Buyers wrote offers that were more in-line with asking prices, as the percent of original list price received at sale was up 1.5 percent to 95.0 percent. Furthermore, sellers tended to accept those offers in shorter amounts of time. Cumulative days on market declined 15.8 percent to 85 days, which is a brisk pace for January. Absorption rates tracked closely to inventory levels as months supply of inventory fell 32.3 percent to 2.1 months—also the lowest figure on record. Generally, five to six months of supply is considered a balanced market. While the metropolitan area as a whole is favoring sellers, not all areas, segments or price points necessarily reflect that.
“We’re starting the year in the same low inventory environment in which we ended last year,” said Judy Shields, Minneapolis Area Association of REALTORS® (MAAR) President. “Record sales and rising prices should encourage sellers to list their home. That said, it’s critical that buyers have more choices as the year progresses.”

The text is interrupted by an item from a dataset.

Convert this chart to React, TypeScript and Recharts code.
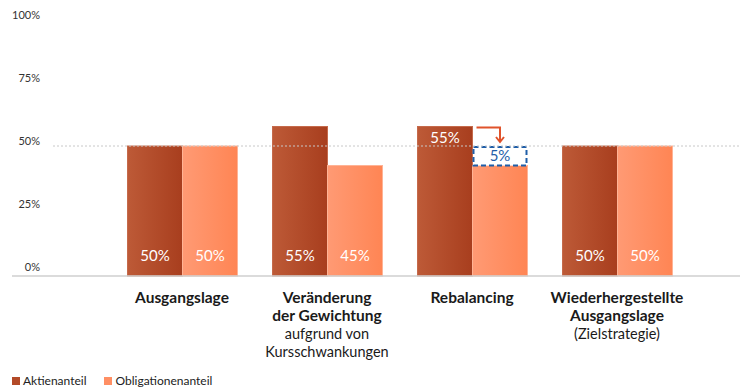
import React from "react";
import { BarChart, Bar, XAxis, YAxis, ReferenceLine, Legend } from "recharts";

const categories = ["Ausgangslage", "Veränderung", "Rebalancing", "Wiederhergestellte"];
const categoryLines = [
  [{ t: "Ausgangslage", b: true }],
  [
    { t: "Veränderung", b: true },
    { t: "der Gewichtung", b: true },
    { t: "aufgrund von", b: false },
    { t: "Kursschwankungen", b: false },
  ],
  [{ t: "Rebalancing", b: true }],
  [
    { t: "Wiederhergestellte", b: true },
    { t: "Ausgangslage", b: true },
    { t: "(Zielstrategie)", b: false },
  ],
];
const aktienValues = [50, 57.5, 57.5, 50];
const obligValues = [50, 42.5, 42.5, 50];
const shiftValues = [0, 0, 7.5, 0];
const aktienLabels = ["50%", "55%", "55%", "50%"];
const obligLabels = ["50%", "45%", "", "50%"];
const shiftLabels = ["", "", "5%", ""];
const aktienLabelTop = [false, false, true, false];
const yTicks = [0, 25, 50, 75, 100];
const yTickLabels = ["0%", "25%", "50%", "75%", "100%"];
const seriesNames = ["Aktienanteil", "Obligationenanteil"];

const data = categories.map((c, i) => ({
  cat: c,
  aktien: aktienValues[i],
  oblig: obligValues[i],
  shift: shiftValues[i],
  aLabel: aktienLabels[i],
  oLabel: obligLabels[i],
  sLabel: shiftLabels[i],
  aTop: aktienLabelTop[i],
}));

const FONT = "Lato, 'Open Sans', sans-serif";
const AK_COLOR = "#B34A28";
const OB_COLOR = "#FF8F64";

const AktienShape = (p: any) => {
  const { x, y, width, height, payload } = p;
  if (!height) return null;
  const ly = payload.aTop ? y + 16 : y + height - 15;
  return (
    <g>
      <rect x={x} y={y} width={width} height={height} fill="url(#gAk)" stroke="#C56A4B" strokeWidth={1} />
      <text x={x + width / 2} y={ly} textAnchor="middle" fill="#fff" fontSize={15} fontFamily={FONT}>
        {payload.aLabel}
      </text>
    </g>
  );
};

const ObligShape = (p: any) => {
  const { x, y, width, height, payload } = p;
  if (!height) return null;
  return (
    <g>
      <rect x={x} y={y} width={width} height={height} fill="url(#gOb)" stroke="#FFB395" strokeWidth={1} />
      {payload.oLabel ? (
        <text x={x + width / 2} y={y + height - 15} textAnchor="middle" fill="#fff" fontSize={15} fontFamily={FONT}>
          {payload.oLabel}
        </text>
      ) : null}
    </g>
  );
};

const ShiftShape = (p: any) => {
  const { x, y, width, height, payload } = p;
  if (!height) return null;
  const topAk = y - height;
  const ax = x + width / 2;
  return (
    <g>
      <rect x={x + 1} y={y + 1} width={width - 2} height={height - 1} fill="#fff" stroke="#1F5EA8" strokeWidth={2} strokeDasharray="5 3" />
      <text x={x + width / 2} y={y + height / 2 + 5.5} textAnchor="middle" fill="#1F5EA8" fontSize={15} fontFamily={FONT}>
        {payload.sLabel}
      </text>
      <path d={`M${x + 4},${topAk + 1} H${ax} V${y - 4}`} fill="none" stroke="#E0532B" strokeWidth={2} />
      <path d={`M${ax - 4},${y - 9} L${ax},${y - 4} L${ax + 4},${y - 9}`} fill="none" stroke="#E0532B" strokeWidth={2} />
    </g>
  );
};

const XTick = (p: any) => {
  const { x, y, index } = p;
  const lines = categoryLines[index] || [];
  return (
    <g>
      {lines.map((l, i) => (
        <text
          key={i}
          x={x}
          y={y + 27 + i * 18}
          textAnchor="middle"
          fill="#1a1a1a"
          fontSize={l.b ? 15.5 : 14.5}
          fontWeight={l.b ? 700 : 400}
          fontFamily={FONT}
        >
          {l.t}
        </text>
      ))}
    </g>
  );
};

const YTick = (p: any) => {
  const { x, y, payload } = p;
  const v = payload.value;
  const i = yTicks.indexOf(v);
  const cy = y - 9 + 0.08 * v;
  return (
    <text x={x + 28} y={cy + 4} textAnchor="end" fill="#333" fontSize={11} fontFamily={FONT}>
      {yTickLabels[i]}
    </text>
  );
};

const GridLine = (p: any) => {
  const { x1, y1, x2, y2 } = p;
  if (x1 == null) return null;
  return <line x1={x1 + 41} y1={y1} x2={x2} y2={y2} stroke="#c8c8c8" strokeWidth={1} strokeDasharray="2 2" />;
};

const LegendContent = () => (
  <div style={{ display: "flex", alignItems: "center", paddingLeft: 41, paddingTop: 12, fontFamily: FONT, fontSize: 12, color: "#222" }}>
    <span style={{ display: "inline-block", width: 8, height: 8, background: AK_COLOR, marginRight: 3 }} />
    <span style={{ marginRight: 17 }}>{seriesNames[0]}</span>
    <span style={{ display: "inline-block", width: 8, height: 8, background: OB_COLOR, marginRight: 4 }} />
    <span>{seriesNames[1]}</span>
  </div>
);

export default function App() {
  return (
    <div style={{ position: "absolute", left: 0, top: 0, width: 746, height: 391, background: "#fff" }}>
      <BarChart
        width={746}
        height={391}
        data={data}
        margin={{ top: 16, right: 6, left: -29, bottom: 0 }}
        barGap={0}
        barSize={55}
      >
        <defs>
          <linearGradient id="gAk" x1="0" y1="0" x2="1" y2="0">
            <stop offset="0%" stopColor="#BD5A37" />
            <stop offset="100%" stopColor="#A83E1E" />
          </linearGradient>
          <linearGradient id="gOb" x1="0" y1="0" x2="1" y2="0">
            <stop offset="0%" stopColor="#FF9A74" />
            <stop offset="100%" stopColor="#FF8554" />
          </linearGradient>
        </defs>
        <XAxis
          dataKey="cat"
          height={85}
          padding={{ left: 97.5, right: 50.5 }}
          tickLine={false}
          tickSize={0}
          tickMargin={0}
          axisLine={{ stroke: "#cfcfcf", strokeWidth: 1.5 }}
          tick={<XTick />}
          interval={0}
        />
        <YAxis
          domain={[0, 100]}
          ticks={yTicks}
          width={41}
          axisLine={false}
          tickLine={false}
          tickSize={0}
          tickMargin={0}
          tick={<YTick />}
        />
        <ReferenceLine y={50} shape={<GridLine />} />
        <Legend verticalAlign="bottom" align="left" height={30} content={<LegendContent />} />
        <Bar dataKey="aktien" stackId="a" name={seriesNames[0]} fill={AK_COLOR} shape={<AktienShape />} isAnimationActive={false} />
        <Bar dataKey="oblig" stackId="o" name={seriesNames[1]} fill={OB_COLOR} shape={<ObligShape />} isAnimationActive={false} />
        <Bar dataKey="shift" stackId="o" legendType="none" fill="#fff" shape={<ShiftShape />} isAnimationActive={false} />
      </BarChart>
    </div>
  );
}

It’s important to assess specific area and segment performance, since no single property spans the entire metro area nor all market segments and price points. The percentage of sales that were foreclosure or short sale fell to 13.9 percent while traditional sales rose 27.3 percent. Single-family homes continued to dominate sales volume, even though townhomes had the strongest year-over-year gain. Previously-owned home sales increased at a faster pace than new construction, but not by much. Sales activity in the $150,000 and below range declined nearly 18.0 percent while activity in all other price ranges is rising. Edina, St. Louis Park, Plymouth, Hopkins, Uptown and Southwest Minneapolis all saw record prices in 2015.
Recent jobs and wage data has remained mostly positive. Wages are growing at their fastest pace in six years—an encouraging sign that should offset declining affordability brought on by rising prices and interest rates. The latest Bureau of Labor Statistics figures show the Minneapolis-St. Paul-Bloomington metropolitan area had the second lowest unemployment rate of any major metro area at 3.1 percent compared to 4.9 percent nationally. Mortgage rates are still below 4.0 percent compared to a long-term average of about 8.0 percent. Rates actually went down after the Federal Reserve’s December hike, though marginally higher rates are expected this year. The normalization process will be slow and incremental and shouldn’t disrupt the recovery.
“This year’s spring market started earlier and stronger than in past years,” said Cotty Lowry, MAAR President-Elect. “It should also offer some insight into the impact of rising home prices, changing interest rates, an election cycle and a volatile stock market.”